CoLiBrEA project
Contintental Lithospheric Breakup in East Africa
CoLiBrEA project
Contintental Lithospheric Breakup in East Africa
CoLiBrEA is a multidisciplinary project which aim is to understand the processes involved into the continental breakup of the lithosphere.
We focus our study on the only continental place where the earliest stage of rifting takes place, and where we can look at the magma - tectonic interaction in action.
Our fundings for this project come from ANR, CNES and NSF.
A multidisciplinary project
The project started in 2012, with a collaboration between French, American and Tanzanian institutions and focuses in the North Tanzanian Divergence, a region near the Natron and Manyara Lakes.
We propose here to combine geophysical and geochemical tools to best address the questions that raised in this region. Geophysical tools will help to identify the crustal and upper mantle structures, whereas the geochemical and petrologic analyses will provide useful tool to constrain the dynamic of magma intrusion. Mixing seismology, geodesy, magneto-telluric and gravimetry together with petrologic analysis and volatiles study will provide us powerful tools to understand why in less than 200 km the style of deformation, magmatism and seismicity is so contrasted.
In january 2013, we first installed 35 seismological broadband stations for 2 years in the area of Natron and Arusha region, that were completed by a MT profile perpendicular to the rift axis. GPS measurements on a transverse profile and more than 200 new gravimetric points were added in 2013 and 2014. More than 40 places were sampled for rocks and lavas analyses. In August 2014, 10 short period seismic stations were installed around Manyara Lake to study the deep seismicity that permanently occurs in this region (e.g. Albaric et al., 2014). They stayed until June 2015. A second magneto-telluric profile that runs south Manyara and through the seismic network was added in January 2015.

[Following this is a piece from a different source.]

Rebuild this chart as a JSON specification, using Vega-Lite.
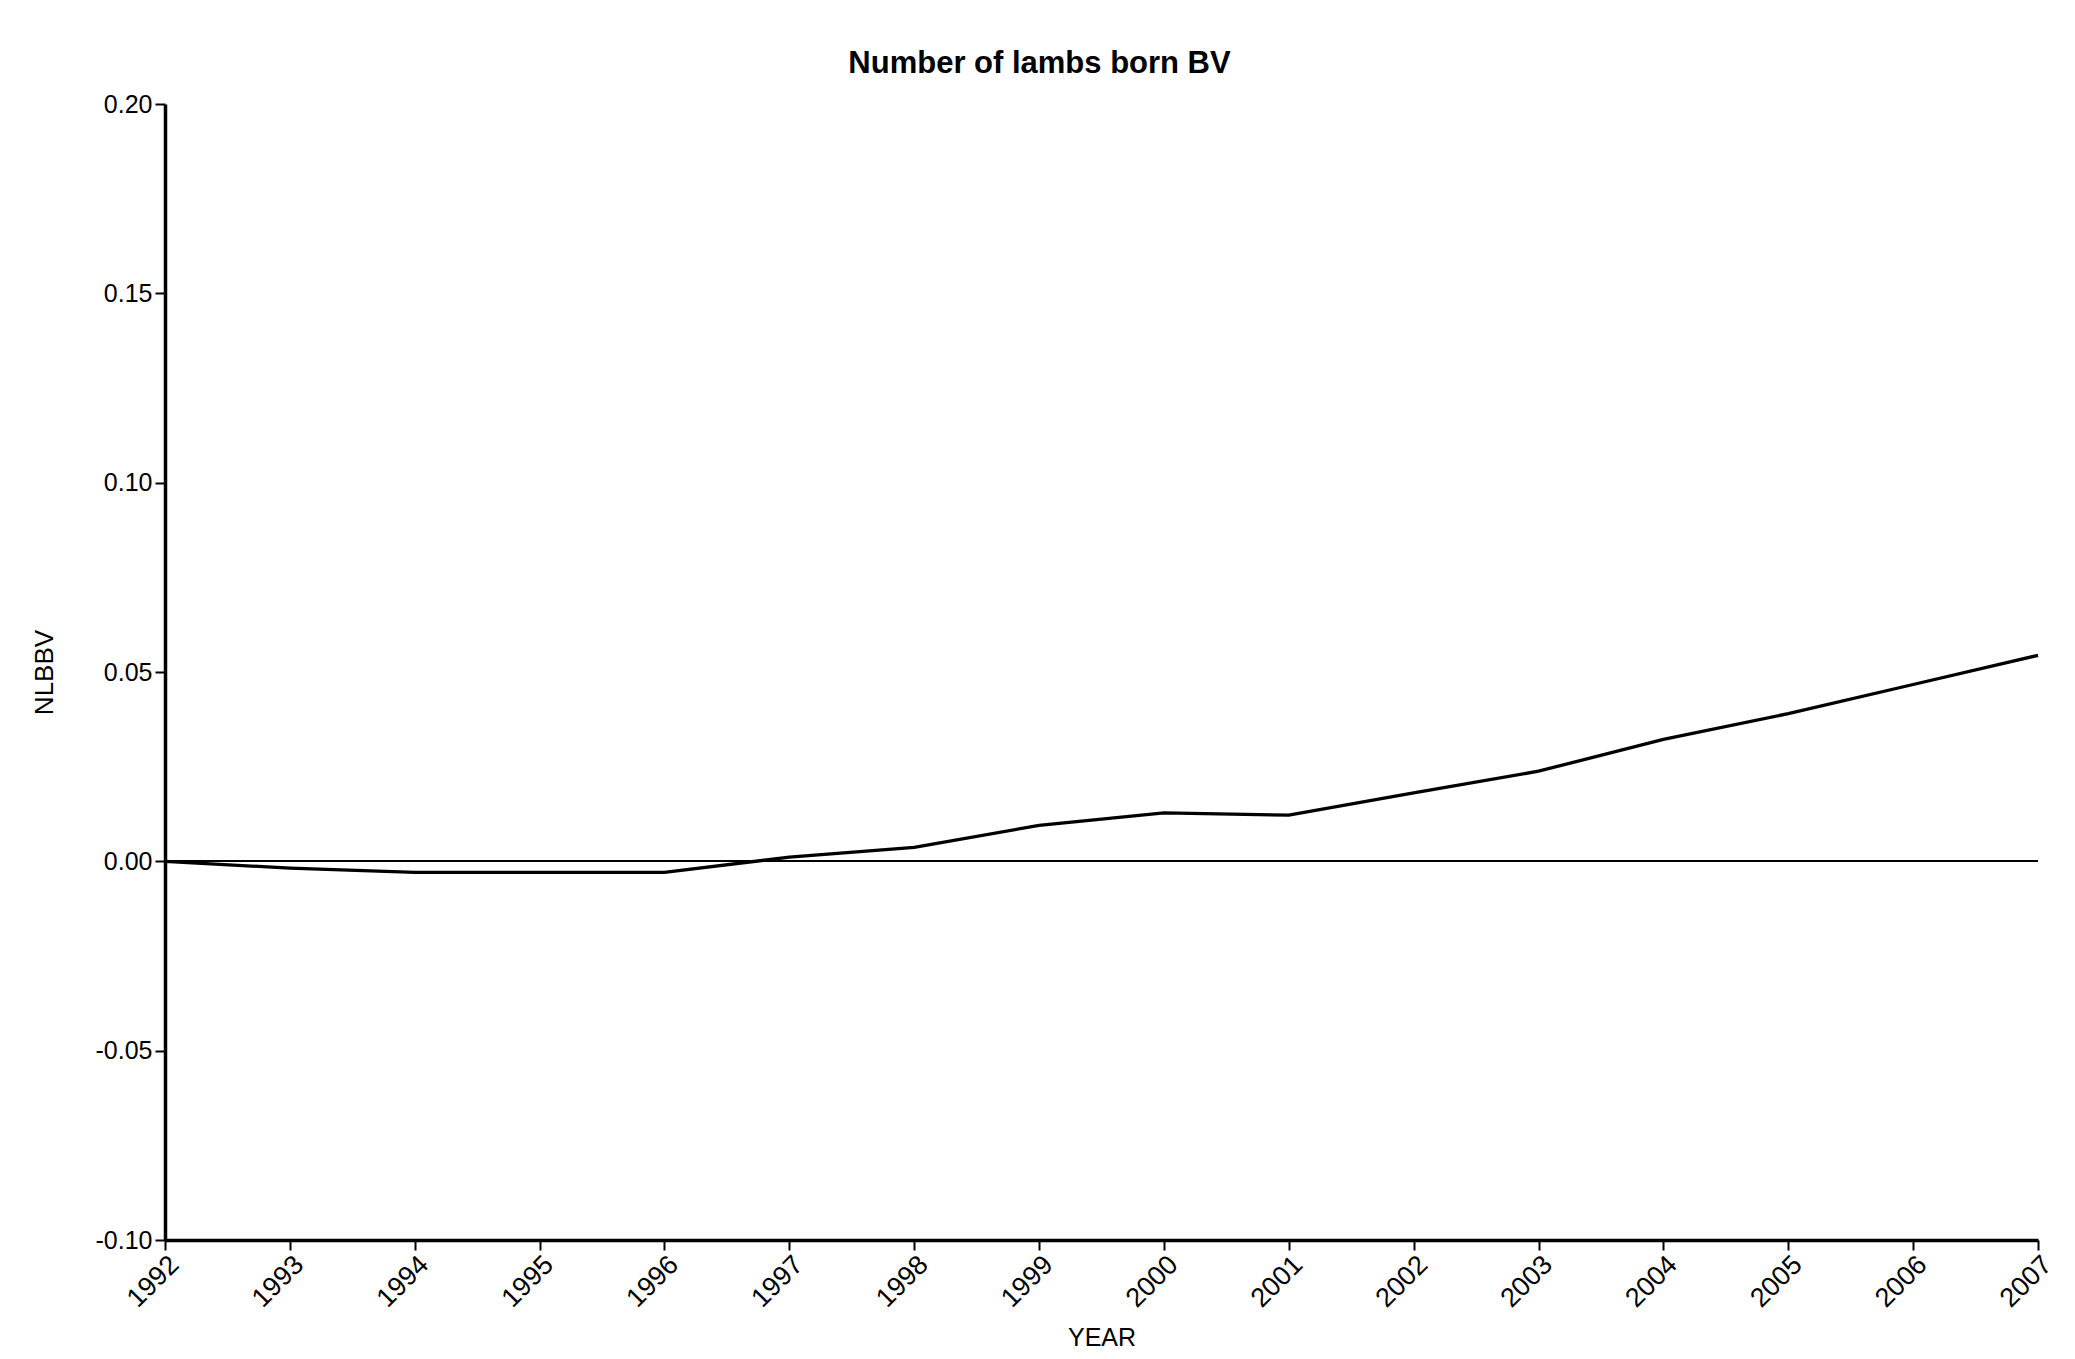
{
  "$schema": "https://vega.github.io/schema/vega-lite/v6.json",
  "width": 1873,
  "height": 1136,
  "autosize": {"type": "none"},
  "padding": {"left": 165, "top": 104, "right": 37, "bottom": 119},
  "background": "white",
  "title": {
    "text": "Number of lambs born BV",
    "font": "Liberation Sans",
    "fontSize": 31,
    "fontWeight": "bold",
    "color": "black",
    "anchor": "middle",
    "dx": -62,
    "offset": 12
  },
  "config": {
    "view": {"stroke": null},
    "axis": {
      "labelFont": "Liberation Sans",
      "titleFont": "Liberation Sans",
      "labelColor": "black",
      "titleColor": "black",
      "domainColor": "black",
      "tickColor": "black",
      "grid": false,
      "titleFontWeight": "normal"
    }
  },
  "data": {
    "values": [
      {"YEAR": 1992, "NLBBV": 0.0},
      {"YEAR": 1993, "NLBBV": -0.0018},
      {"YEAR": 1994, "NLBBV": -0.0029},
      {"YEAR": 1995, "NLBBV": -0.0029},
      {"YEAR": 1996, "NLBBV": -0.0029},
      {"YEAR": 1997, "NLBBV": 0.0011},
      {"YEAR": 1998, "NLBBV": 0.0037},
      {"YEAR": 1999, "NLBBV": 0.0095},
      {"YEAR": 2000, "NLBBV": 0.0128},
      {"YEAR": 2001, "NLBBV": 0.0122},
      {"YEAR": 2002, "NLBBV": 0.0181},
      {"YEAR": 2003, "NLBBV": 0.0238},
      {"YEAR": 2004, "NLBBV": 0.0322},
      {"YEAR": 2005, "NLBBV": 0.039},
      {"YEAR": 2006, "NLBBV": 0.0467},
      {"YEAR": 2007, "NLBBV": 0.0544}
    ]
  },
  "layer": [
    {
      "mark": {"type": "rule", "color": "black", "strokeWidth": 1.5},
      "encoding": {
        "y": {"datum": 0, "type": "quantitative"}
      }
    },
    {
      "mark": {"type": "line", "color": "black", "strokeWidth": 3.3},
      "encoding": {
        "x": {
          "field": "YEAR",
          "type": "quantitative",
          "scale": {"domain": [1992, 2007], "nice": false, "zero": false},
          "axis": {
            "title": "YEAR",
            "values": [1992, 1993, 1994, 1995, 1996, 1997, 1998, 1999, 2000, 2001, 2002, 2003, 2004, 2005, 2006, 2007],
            "format": "d",
            "labelAngle": -45,
            "labelAlign": "right",
            "labelBaseline": "top",
            "labelFontSize": 27,
            "labelPadding": 1,
            "labelOverlap": false,
            "labelFlush": false,
            "tickSize": 10,
            "tickWidth": 2,
            "domainWidth": 3.5,
            "titleFontSize": 25,
            "titlePadding": 14
          }
        },
        "y": {
          "field": "NLBBV",
          "type": "quantitative",
          "scale": {"domain": [-0.1, 0.2], "nice": false, "zero": false},
          "axis": {
            "title": "NLBBV",
            "values": [-0.1, -0.05, 0, 0.05, 0.1, 0.15, 0.2],
            "labelExpr": "replace(format(datum.value, '.2f'), '\u2212', '-')",
            "labelFontSize": 25,
            "labelPadding": 3,
            "labelFlush": false,
            "labelOverlap": false,
            "tickSize": 10,
            "tickWidth": 2,
            "domainWidth": 3.5,
            "titleFontSize": 26,
            "titlePadding": 38
          }
        }
      }
    }
  ]
}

The first results show Moho variations of ~10 km overall the area, with minimum crustal thickness in the central part of the rift. Low velocity zones are identified in the upper and lower crust near Natron and Kitumbeine, possibly related with partial melt and CO2 presence (Roecker et al., 2017). Normal to low Vp/Vs ratio for this magmatic area is indicative of gaz presence in the crust beneath some of the area. The upper mantle part beneath the rift shoulders (~60-80 km depth) is characterized by a drastic drop of seismic velocity resulting from either partial melt accumulation, a change in the mantle composition or boundary grain sliding processes (Plasman et al., 2017). Local seismicity is present in the lower part of the crust, where border faults are associated with CO2 degazing (Weinstein et al., 2017).
This project is strongly associated with the CNES GoSSIP project (Goce Seismological Simultaneous Inversion Process). The latter aims to develop methodological procedure to jointly associated gradiometry and seismology in a single inversion scheme. This methodological part is a collaborative work between Montpellier, IPGP and the IGN. Matthieu Plasman has started a 2 years CNES post-doc in November 2017 to fulfill this scientific objective.
Scientific rationale
The initiation of rifting in thick continental lithosphere still raises a number of issues that needs to be addressed. Particularly, the role of inherited fabrics, rheologic anisotropy, interaction between magmatic and tectonic processes have to be defined and their interaction determined.
We target the first 5 My of a magmatic rift initiating in thick (>150 km) continental lithosphere, where we can directly image and detect fault and magma interactions, as well as the role of inherited and rheological heterogeneities of the lithosphere on rift localisation. In this context, the North Tanzania system provides an exceptional laboratory, as it is the location of the least evolved stage of magma-assisted continental rift in the East African rift system
The educational dimension
This project includes a lot of field work, and it has allowed us to meet with a lot of local people and helpers. The seismic stations were for the most of them installed in school areas and all this brings us to develop a parallel project with pupils.
Since 2013, we have proposed introduction to geosciences days in Montpellier University for one or two primary schools in Montpellier. Parallel to this, each time we visited the stations in Tanzania, we managed to distribute books on earthquake (Sismo à l’école) and posters to explain the aim of the project. The posters were designed by 3 Montpellier university students (L3) during internship in 2014.
End of May 2015, a professional photograph joined us on the field to report on human relationships that are developing during such a project, and how the scientific goal is perceived by local pupils and non academic. The pictures taken during this field trip will be presented to the French pupils in September-December 2015.